** START Raw data **

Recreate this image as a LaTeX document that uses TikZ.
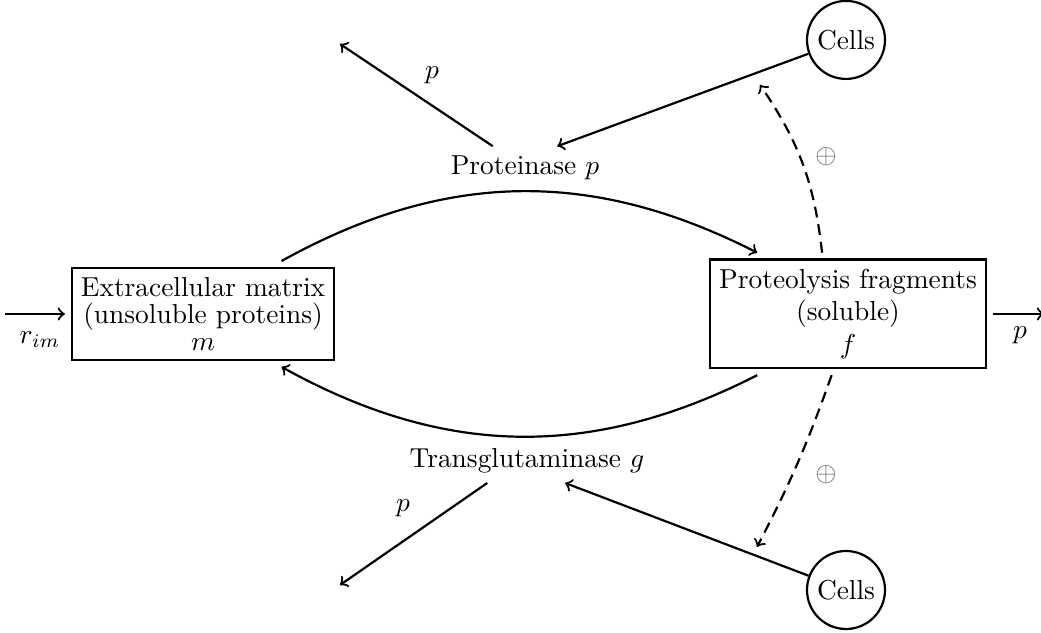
\documentclass[tikz,border=0pt]{standalone}
\usepackage{xcolor}
\usepackage{tikz}
\usetikzlibrary{positioning}
\usepackage{amsmath}

\begin{document}
\begin{tikzpicture}[
    box/.style={draw, thick, align=center, outer sep=2.5pt},
    cell/.style={draw, thick, circle, minimum size=1cm, inner sep=1pt},
    arr/.style={->, thick},
    act/.style={->, thick, dash pattern=on 4pt off 2.5pt},
    plus/.style={text=black!60},
]
\useasboundingbox (0,0) rectangle (13.346,8.115);

\node[box] (mat)  at (2.603,4.09)  {Extracellular matrix\\[-2pt](unsoluble proteins)\\[-2pt]$m$};
\node[box] (frag) at (10.872,4.09) {Proteolysis fragments\\(soluble)\\$f$};
\node (prot)  at (6.731,5.962) {Proteinase $p$};
\node (trans) at (6.756,2.205) {Transglutaminase $g$};
\node[cell] (cellsT) at (10.846,7.603) {Cells};
\node[cell] (cellsB) at (10.846,0.551) {Cells};

\coordinate (in)       at (0.064,4.09);
\coordinate (out)      at (13.385,4.09);
\coordinate (pUpEnd)   at (4.359,7.551);
\coordinate (pDownEnd) at (4.359,0.615);
\coordinate (actUp)    at (9.744,7.026);
\coordinate (actDown)  at (9.705,1.103);

% labels
\node (rim)   at (0.513,3.756) {$r_{im}$};
\node (pOut)  at (13.077,3.82) {$p$};
\node (pUp)   at (5.538,7.154) {$p$};
\node (pDown) at (5.167,1.603) {$p$};
\node[plus] (plusUp)   at (10.59,6.103) {$\oplus$};
\node[plus] (plusDown) at (10.59,2.026) {$\oplus$};

\draw[arr] (in) -- (mat);
\draw[arr] (frag) -- (out);
\draw[arr] (mat.34) to[bend left=28] (frag.146);
\draw[arr] (frag.214) to[bend left=28] (mat.-34);
\draw[arr] (prot.146) -- (pUpEnd);
\draw[arr] (trans.209) -- (pDownEnd);
\draw[arr] (cellsT) -- (prot.34);
\draw[arr] (cellsB) -- (trans.-30);
\draw[act] (frag.113) to[bend right=14] (actUp);
\draw[act] (frag.255) to[bend left=4] (actDown);
\end{tikzpicture}
\end{document}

** END Raw data **

Leave the pictures out and copy the rest of the data exactly.

Recreate this image as a LaTeX document that uses TikZ.
\documentclass[tikz,border=0pt]{standalone}
\usepackage{xcolor}
\usepackage{tikz}
\usetikzlibrary{positioning}
\usepackage{amsmath}

\begin{document}
\begin{tikzpicture}[
    box/.style={draw, thick, align=center, outer sep=2.5pt},
    cell/.style={draw, thick, circle, minimum size=1cm, inner sep=1pt},
    arr/.style={->, thick},
    act/.style={->, thick, dash pattern=on 4pt off 2.5pt},
    plus/.style={text=black!60},
]
\useasboundingbox (0,0) rectangle (13.346,8.115);

\node[box] (mat)  at (2.603,4.09)  {Extracellular matrix\\[-2pt](unsoluble proteins)\\[-2pt]$m$};
\node[box] (frag) at (10.872,4.09) {Proteolysis fragments\\(soluble)\\$f$};
\node (prot)  at (6.731,5.962) {Proteinase $p$};
\node (trans) at (6.756,2.205) {Transglutaminase $g$};
\node[cell] (cellsT) at (10.846,7.603) {Cells};
\node[cell] (cellsB) at (10.846,0.551) {Cells};

\coordinate (in)       at (0.064,4.09);
\coordinate (out)      at (13.385,4.09);
\coordinate (pUpEnd)   at (4.359,7.551);
\coordinate (pDownEnd) at (4.359,0.615);
\coordinate (actUp)    at (9.744,7.026);
\coordinate (actDown)  at (9.705,1.103);

% labels
\node (rim)   at (0.513,3.756) {$r_{im}$};
\node (pOut)  at (13.077,3.82) {$p$};
\node (pUp)   at (5.538,7.154) {$p$};
\node (pDown) at (5.167,1.603) {$p$};
\node[plus] (plusUp)   at (10.59,6.103) {$\oplus$};
\node[plus] (plusDown) at (10.59,2.026) {$\oplus$};

\draw[arr] (in) -- (mat);
\draw[arr] (frag) -- (out);
\draw[arr] (mat.34) to[bend left=28] (frag.146);
\draw[arr] (frag.214) to[bend left=28] (mat.-34);
\draw[arr] (prot.146) -- (pUpEnd);
\draw[arr] (trans.209) -- (pDownEnd);
\draw[arr] (cellsT) -- (prot.34);
\draw[arr] (cellsB) -- (trans.-30);
\draw[act] (frag.113) to[bend right=14] (actUp);
\draw[act] (frag.255) to[bend left=4] (actDown);
\end{tikzpicture}
\end{document}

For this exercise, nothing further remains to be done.